Not many years in living memory have been as bleak as 2020, but Americans are doing their level best to dispel the gloom during the season of giving. The coronavirus pandemic that dampened Thanksgiving celebrations from coast to coast only sharpened enthusiasm for the ensuing shopping spree of Black Friday. The unfolding holiday period demonstrates there is little market for misery during the most spirit-filled time of the year.

No thanks are due for panicky governors in dozens of states, who tried to give Thanksgiving the feel of confinement by restricting the size of dinner gatherings and threatening arrest of resisters. A long list of major retailers, including the likes of Walmart, Target and Kohl’s, joined the shutdown appeal by keeping their doors closed and shoppers at bay on the day honoring the early Pilgrims and their offering of gratitude.

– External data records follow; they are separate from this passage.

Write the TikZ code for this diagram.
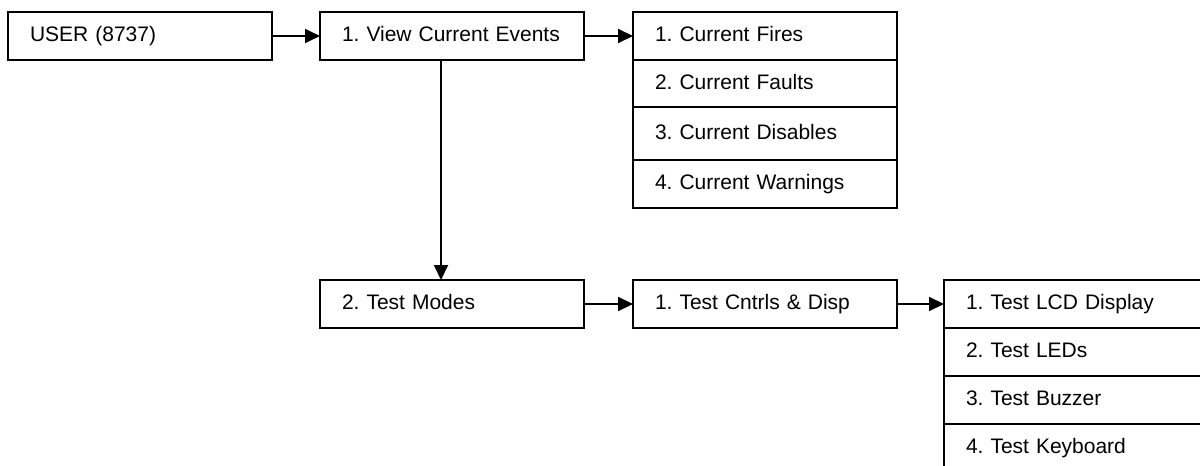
\documentclass[tikz,border=0pt]{standalone}
\usepackage{fontspec}
\setmainfont{Liberation Sans}
\usetikzlibrary{arrows.meta}
\usetikzlibrary{positioning}
\frenchspacing

\tikzset{
  menubox/.style={draw, rectangle, line width=0.7pt, anchor=north west,
    outer sep=0pt, minimum height=24pt, text width=110pt, inner xsep=11pt,
    text height=8pt, text depth=2.5pt,
    align=left, font=\fontsize{10.5}{12.6}\selectfont},
  menuarrow/.style={line width=1pt, -{Triangle[length=7.5pt,width=7pt]}}
}

\begin{document}
\begin{tikzpicture}[x=0.5pt, y=-0.5pt]
  \clip (0,0) rectangle (1200,466);          % page = 1200 x 466
  % top row
  \node[menubox] (user)  at (8,12)   {USER (8737)};
  \node[menubox] (view)  at (320,12) {1. View Current Events};
  \node[menubox] (fires) at (633,12) {1. Current Fires};
  \node[menubox, below=0pt of fires, minimum height=23.5pt] (faults) {2. Current Faults};
  \node[menubox, below=0pt of faults, minimum height=26.5pt] (disables) {3. Current Disables};
  \node[menubox, below=0pt of disables] (warnings) {4. Current Warnings};
  % bottom row
  \node[menubox] (modes)  at (320,280) {2. Test Modes};
  \node[menubox] (cntrls) at (633,280) {1. Test Cntrls \& Disp};
  \node[menubox] (lcd)    at (944,280) {1. Test LCD Display};
  \node[menubox, below=0pt of lcd]    (leds)   {2. Test LEDs};
  \node[menubox, below=0pt of leds]   (buzzer) {3. Test Buzzer};
  \node[menubox, below=0pt of buzzer] (keys)   {4. Test Keyboard};
  % arrows
  \draw[menuarrow] (user) -- (view);
  \draw[menuarrow] (view) -- (fires);
  \draw[menuarrow] ([xshift=-5.5pt]view.south) -- ([xshift=-5.5pt]modes.north);
  \draw[menuarrow] (modes) -- (cntrls);
  \draw[menuarrow] (cntrls) -- (lcd);
\end{tikzpicture}
\end{document}
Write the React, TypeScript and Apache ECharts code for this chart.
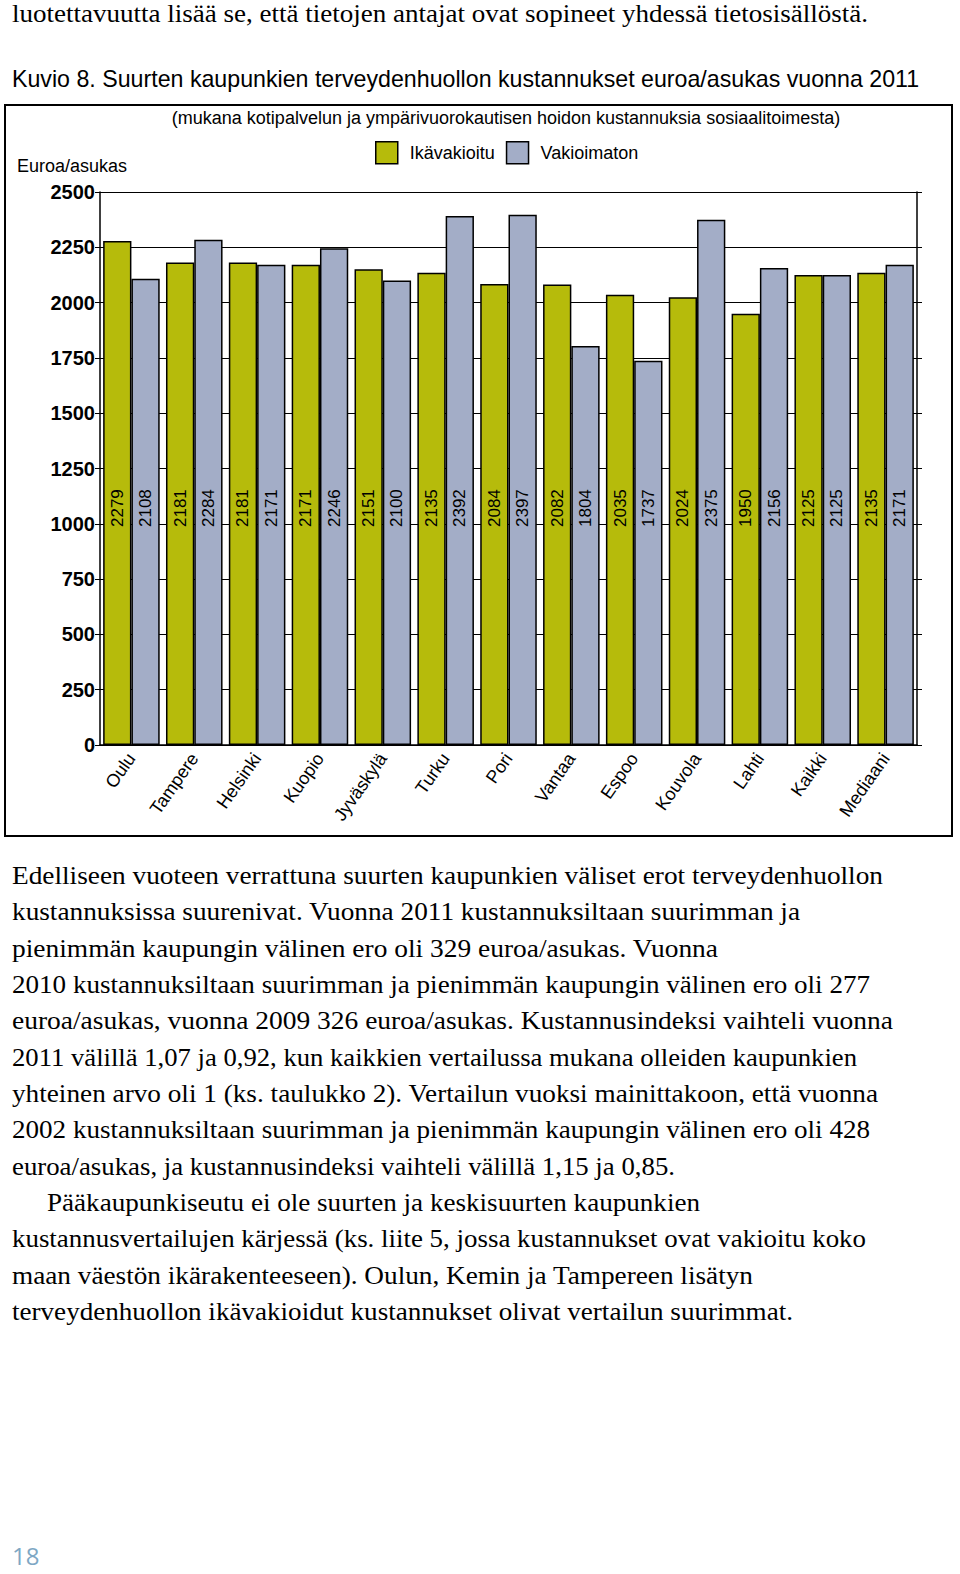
import React, { useEffect, useRef } from "react";
import * as echarts from "echarts";

const categories = ["Oulu", "Tampere", "Helsinki", "Kuopio", "Jyväskylä", "Turku", "Pori", "Vantaa", "Espoo", "Kouvola", "Lahti", "Kaikki", "Mediaani"];
const ikavakioitu = [2279, 2181, 2181, 2171, 2151, 2135, 2084, 2082, 2035, 2024, 1950, 2125, 2135];
const vakioimaton = [2108, 2284, 2171, 2246, 2100, 2392, 2397, 1804, 1737, 2375, 2156, 2125, 2171];
const seriesNames = ["Ikävakioitu", "Vakioimaton"];
const yMin = 0;
const yMax = 2500;
const yInterval = 250;

const titleText = "Kuvio 8. Suurten kaupunkien terveydenhuollon kustannukset euroa/asukas vuonna 2011";
const subtitleText = "(mukana kotipalvelun ja ympärivuorokautisen hoidon kustannuksia sosiaalitoimesta)";
const yAxisTitle = "Euroa/asukas";

const topLine = "luotettavuutta lisää se, että tietojen antajat ovat sopineet yhdessä tietosisällöstä.";
const bodyLines = [
  "Edelliseen vuoteen verrattuna suurten kaupunkien väliset erot terveydenhuollon",
  "kustannuksissa suurenivat. Vuonna 2011 kustannuksiltaan suurimman ja",
  "pienimmän kaupungin välinen ero oli 329 euroa/asukas. Vuonna",
  "2010 kustannuksiltaan suurimman ja pienimmän kaupungin välinen ero oli 277",
  "euroa/asukas, vuonna 2009 326 euroa/asukas. Kustannusindeksi vaihteli vuonna",
  "2011 välillä 1,07 ja 0,92, kun kaikkien vertailussa mukana olleiden kaupunkien",
  "yhteinen arvo oli 1 (ks. taulukko 2). Vertailun vuoksi mainittakoon, että vuonna",
  "2002 kustannuksiltaan suurimman ja pienimmän kaupungin välinen ero oli 428",
  "euroa/asukas, ja kustannusindeksi vaihteli välillä 1,15 ja 0,85.",
  "Pääkaupunkiseutu ei ole suurten ja keskisuurten kaupunkien",
  "kustannusvertailujen kärjessä (ks. liite 5, jossa kustannukset ovat vakioitu koko",
  "maan väestön ikärakenteeseen). Oulun, Kemin ja Tampereen lisätyn",
  "terveydenhuollon ikävakioidut kustannukset olivat vertailun suurimmat.",
];
// layout: [startX, endX] of each body line
const bodyLayout: [number, number][] = [
  [12, 883], [12, 800], [12, 718], [12, 870], [12, 893], [12, 857], [12, 878],
  [12, 870], [12, 675], [47, 700], [12, 866], [12, 753], [12, 793],
];
const pageNumber = "18";

const GREEN = "#b6bb0b";
const BLUE = "#a3adc7";
const CHART_TOP = 50;

function Chart() {
  const ref = useRef<HTMLDivElement>(null);
  useEffect(() => {
    if (!ref.current) return;
    const chart = echarts.init(ref.current, undefined, { renderer: "svg" });
    const font = "'Liberation Sans', Arial, sans-serif";
    const valueLabel = {
      show: true,
      position: "insideBottom",
      distance: 218,
      rotate: 90,
      align: "left",
      verticalAlign: "middle",
      fontSize: 17,
      fontFamily: font,
      color: "#000",
    };
    chart.setOption({
      animation: false,
      textStyle: { fontFamily: font },
      graphic: [
        {
          type: "rect",
          shape: { x: 5, y: 55, width: 947, height: 731 },
          style: { fill: "none", stroke: "#000", lineWidth: 2 },
          z: -10,
        },
        {
          type: "text",
          x: 12,
          y: 29,
          style: { text: titleText, fontSize: 23.2, fontFamily: font, fill: "#000", textVerticalAlign: "middle" },
        },
        {
          type: "text",
          x: 506,
          y: 68,
          style: { text: subtitleText, fontSize: 18, fontFamily: font, fill: "#000", textAlign: "center", textVerticalAlign: "middle" },
        },
        {
          type: "text",
          x: 17,
          y: 116,
          style: { text: yAxisTitle, fontSize: 18, fontFamily: font, fill: "#000", textVerticalAlign: "middle" },
        },
      ],
      legend: {
        data: seriesNames,
        left: 375,
        top: 91,
        padding: 0,
        itemWidth: 22,
        itemHeight: 22,
        itemGap: 11,
        icon: "rect",
        itemStyle: { borderColor: "#000", borderWidth: 1.5 },
        textStyle: { fontSize: 18, color: "#000", fontFamily: font, padding: [0, 0, 0, 7] },
      },
      grid: { left: 100, right: 43, top: 142, bottom: 100 },
      xAxis: {
        type: "category",
        data: categories,
        axisLine: { lineStyle: { color: "#000", width: 1.5 } },
        axisTick: { show: false },
        axisLabel: { rotate: 55, fontSize: 18, color: "#000", margin: 10, interval: 0, fontFamily: font },
      },
      yAxis: [
        {
          type: "value",
          min: yMin,
          max: yMax,
          interval: yInterval,
          axisLine: { show: true, lineStyle: { color: "#000", width: 1.5 } },
          axisTick: { show: true, length: 5, lineStyle: { color: "#000" } },
          axisLabel: {
            fontSize: 20,
            fontWeight: "bold",
            color: "#000",
            margin: 5,
            fontFamily: font,
            formatter: (v: number) => String(v),
          },
          splitLine: { show: true, lineStyle: { color: "#000", width: 1.2 } },
        },
        {
          type: "value",
          position: "right",
          min: yMin,
          max: yMax,
          interval: yInterval,
          axisLine: { show: true, lineStyle: { color: "#000", width: 1.5 } },
          axisTick: { show: true, length: 5, lineStyle: { color: "#000" } },
          axisLabel: { show: false },
          splitLine: { show: false },
        },
      ],
      series: [
        {
          name: seriesNames[0],
          type: "bar",
          data: ikavakioitu,
          barGap: "0%",
          barCategoryGap: "10%",
          itemStyle: { color: GREEN, borderColor: "#000", borderWidth: 1.5 },
          label: valueLabel,
        },
        {
          name: seriesNames[1],
          type: "bar",
          data: vakioimaton,
          barGap: "0%",
          barCategoryGap: "10%",
          itemStyle: { color: BLUE, borderColor: "#000", borderWidth: 1.5 },
          label: valueLabel,
        },
      ],
    });
    return () => chart.dispose();
  }, []);
  return <div ref={ref} style={{ position: "absolute", left: 0, top: CHART_TOP, width: 960, height: 795 }} />;
}

export default function App() {
  const serif = "'Liberation Serif', 'Times New Roman', serif";
  return (
    <div style={{ position: "absolute", left: 0, top: 0, width: 960, height: 1574, background: "#fff" }}>
      <svg width={960} height={1574} style={{ position: "absolute", left: 0, top: 0 }}>
        <text x={12} y={22} fontFamily={serif} fontSize={25} fill="#000" textLength={856} lengthAdjust="spacingAndGlyphs">
          {topLine}
        </text>
        {bodyLines.map((line, i) => (
          <text
            key={i}
            x={bodyLayout[i][0]}
            y={884 + i * 36.33}
            fontFamily={serif}
            fontSize={25}
            fill="#000"
            textLength={bodyLayout[i][1] - bodyLayout[i][0]}
            lengthAdjust="spacingAndGlyphs"
          >
            {line}
          </text>
        ))}
        <text x={12} y={1565} fontFamily="'Open Sans', 'Liberation Sans', sans-serif" fontSize={24} fill="#7ea7c4">
          {pageNumber}
        </text>
      </svg>
      <Chart />
    </div>
  );
}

Undeterred, cyber highways hummed with traffic as homebound shoppers, flush with cash the coronavirus had forced them to conserve, flashed along to make their online purchases. Curbside pickup has proved a winning strategy, allowing customers to gather their goods without hopping from one social-distanced floor sticker to the next at in-store checkout.



Holiday online spending on Thanksgiving Day reached $5.1 billion, a 21.5% increase over last year, according to Google Analytics, and Black Friday sales hit $9 billion, up 21.6%. Small Business Saturday, added to the commercial calendar in 2010, enjoyed sales 545% higher than the previous day as consumers boosted the bottom lines of modest-sized retailers crippled by on-again, off-again coronavirus shutdowns. Receipts from Cyber Monday, when finally tallied, are forecast to add another $11 billion in U.S. business revenue.

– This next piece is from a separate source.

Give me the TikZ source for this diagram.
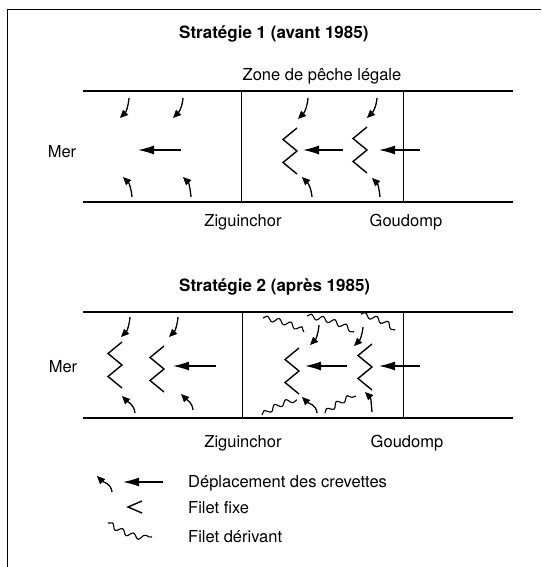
\documentclass[tikz,border=0pt]{standalone}
\usepackage{fontspec}
\setmainfont{TeX Gyre Heros}
\usetikzlibrary{arrows.meta,decorations.pathmorphing}

\tikzset{
  txt/.style={font=\fontsize{16.5}{20}\selectfont, inner sep=0pt, anchor=base},
  titre/.style={font=\fontsize{17}{20}\selectfont\bfseries, inner sep=0pt, anchor=base west},
  rive/.style={line width=1.8pt},
  limite/.style={line width=1pt},
  flux/.style={line width=1.3pt, -{Latex[length=16pt,width=9pt]}},
  migre/.style={line width=1.3pt, -{Triangle[length=8pt,width=7pt]}},
  derive/.style={line width=1.1pt, decorate, decoration={snake, segment length=12pt, amplitude=2.5pt}},
  filet/.pic={\draw[line width=1.4pt, line join=miter] (7,-23) -- (-7,-11.5) -- (7,0) -- (-7,11.5) -- (7,23);}
}

\begin{document}
\begin{tikzpicture}[x=1pt,y=-1pt]
  \useasboundingbox (0,0) rectangle (541,567);

  % Frame
  \draw[line width=0.9pt] (541,9) -- (7,9) -- (7,567);

  % Strategie 1
  \node[titre] (titre1) at (179,39) {Stratégie 1 (avant 1985)};
  \node[txt] (zone) at (322,81) {Zone de pêche légale};
  \draw[rive] (83,91) -- (513,91);
  \draw[rive] (83,202) -- (513,202);
  \draw[limite] (241,91) -- (241,202);
  \draw[limite] (403,91) -- (403,202);
  \node[txt] (mer1) at (62,157) {Mer};
  \node[txt] (zig1) at (243,226) {Ziguinchor};
  \node[txt] (goud1) at (406,226) {Goudomp};

  % fixed nets
  \pic at (290,151) {filet};
  \pic at (360,150) {filet};

  % shrimp moving
  \draw[flux] (181,150) -- (138,150);
  \draw[flux] (343,150) -- (303,150);
  \draw[flux] (420,150) -- (379,150);
  \draw[migre] (129,98) to[out=-95,in=45] (120,118);
  \draw[migre] (183,98) to[out=-95,in=45] (173,118);
  \draw[migre] (308,98) to[out=-95,in=45] (298,119);
  \draw[migre] (377,98) to[out=-95,in=45] (367,118);
  \draw[migre] (132,197) to[out=95,in=-45] (123,177);
  \draw[migre] (191,197) to[out=95,in=-45] (183,177);
  \draw[migre] (312,197) to[out=95,in=-45] (302,177);
  \draw[migre] (380,197) to[out=95,in=-45] (372,178);

  % Strategie 2
  \node[titre] (titre2) at (179,291) {Stratégie 2 (après 1985)};
  \draw[rive] (83,312) -- (513,312);
  \draw[rive] (83,418) -- (513,418);
  \draw[limite] (242,312) -- (242,418);
  \draw[limite] (403,312) -- (403,418);
  \node[txt] (mer2) at (63,372) {Mer};
  \node[txt] (zig2) at (243,447) {Ziguinchor};
  \node[txt] (goud2) at (407,447) {Goudomp};

  % fixed nets
  \pic at (115,365) {filet};
  \pic at (157,369) {filet};
  \pic at (292,371) {filet};
  \pic at (365,367) {filet};

  % drifting nets
  \draw[derive] (263,318) to[bend left=10] (304,332);
  \draw[derive] (307,316) to[bend left=10] (354,332);
  \draw[derive] (361,314) to[bend left=10] (395,330);
  \draw[derive] (262,415) to[bend left=10] (297,400);
  \draw[derive] (325,413) to[bend left=10] (356,396);

  % shrimp moving
  \draw[flux] (216,366) -- (173,366);
  \draw[flux] (347,366) -- (305,366);
  \draw[flux] (420,366) -- (379,366);
  \draw[migre] (130,317) to[out=-95,in=45] (121,337);
  \draw[migre] (178,317) to[out=-95,in=45] (169,337);
  \draw[migre] (319,325) to[out=-95,in=45] (310,345);
  \draw[migre] (363,327) to[out=-95,in=45] (354,346);
  \draw[migre] (135,413) to[out=95,in=-45] (122,396);
  \draw[migre] (193,410) to[out=95,in=-45] (181,394);
  \draw[migre] (317,413) to[out=95,in=-45] (302,397);
  \draw[migre] (372,412) to[out=95,in=-45] (365,392);

  % Legend
  \draw[migre] (112,492) to[out=95,in=-45] (97,476);
  \draw[flux] (163,482) -- (123,482);
  \draw[line width=1.4pt] (142,501) -- (128,507) -- (142,513);
  \draw[derive] (108,523) to[bend right=15] (152,537);
  \node[txt, anchor=base west] (leg1) at (188,487) {Déplacement des crevettes};
  \node[txt, anchor=base west] (leg2) at (188,513) {Filet fixe};
  \node[txt, anchor=base west] (leg3) at (188,542) {Filet dérivant};

\end{tikzpicture}
\end{document}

Total seasonal sales are projected to range from $755.3 billion-$766.7 billion, according to the National Retail Federation, an increase of as much as 5.2% over 2019. The increase in sales adds an extra holiday jingle in the pockets of families thrown out of work by the springtime spread of the virus.

Commerce is a fundamental form of exchange in which human beings satisfy the needs and wants of themselves and each other. You can’t buy happiness, it is said, but fortunately, it comes free of charge through the act of giving. The gift that is America came at great hardship for the Pilgrim forebears, something that their descendants should remember as they prepare their own holiday offerings.

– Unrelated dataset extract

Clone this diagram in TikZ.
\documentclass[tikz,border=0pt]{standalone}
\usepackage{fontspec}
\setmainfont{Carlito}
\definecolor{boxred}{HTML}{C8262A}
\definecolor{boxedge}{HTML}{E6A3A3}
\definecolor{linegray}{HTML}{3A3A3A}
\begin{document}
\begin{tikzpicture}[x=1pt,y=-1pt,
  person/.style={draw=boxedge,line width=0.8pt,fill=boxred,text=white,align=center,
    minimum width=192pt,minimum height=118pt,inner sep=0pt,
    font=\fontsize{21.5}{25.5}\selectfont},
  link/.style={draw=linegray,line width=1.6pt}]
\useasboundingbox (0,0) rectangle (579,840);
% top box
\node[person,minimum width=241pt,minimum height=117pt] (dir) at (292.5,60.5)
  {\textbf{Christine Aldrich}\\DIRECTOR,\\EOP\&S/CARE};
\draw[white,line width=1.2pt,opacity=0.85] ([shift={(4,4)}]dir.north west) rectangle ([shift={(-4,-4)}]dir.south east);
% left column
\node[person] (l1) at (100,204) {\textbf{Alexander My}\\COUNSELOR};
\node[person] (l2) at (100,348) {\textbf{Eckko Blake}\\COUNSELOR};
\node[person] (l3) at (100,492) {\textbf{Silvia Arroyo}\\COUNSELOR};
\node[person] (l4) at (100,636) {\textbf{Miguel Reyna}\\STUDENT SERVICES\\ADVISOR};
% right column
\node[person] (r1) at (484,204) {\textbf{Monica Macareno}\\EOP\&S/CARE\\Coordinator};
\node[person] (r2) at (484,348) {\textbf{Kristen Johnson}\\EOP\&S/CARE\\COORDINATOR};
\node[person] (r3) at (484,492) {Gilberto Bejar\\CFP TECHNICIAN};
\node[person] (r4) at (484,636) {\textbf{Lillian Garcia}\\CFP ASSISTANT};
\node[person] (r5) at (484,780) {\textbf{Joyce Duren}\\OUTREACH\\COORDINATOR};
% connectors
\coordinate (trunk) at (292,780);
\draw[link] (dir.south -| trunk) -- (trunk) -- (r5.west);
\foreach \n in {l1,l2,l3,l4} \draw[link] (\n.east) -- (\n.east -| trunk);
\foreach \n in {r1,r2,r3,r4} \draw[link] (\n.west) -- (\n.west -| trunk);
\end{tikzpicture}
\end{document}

Moreover, the exertions of contemporary pathfinders are adding to in the brightening spirit of the season. The always-volatile U.S. economy has surged skyward — twice — during the four-year captaincy of President Trump.

Along with rejuvenated prosperity, Mr. Trump has urged citizens to shake off a modern-day taboo and proudly demonstrate holiday cheer by wishing each other a “Merry Christmas.” Even as so-called progressives labor to turn back the pages of history to the pre-Trump era, maintaining that holiday tradition honors his wish to “make America great again.”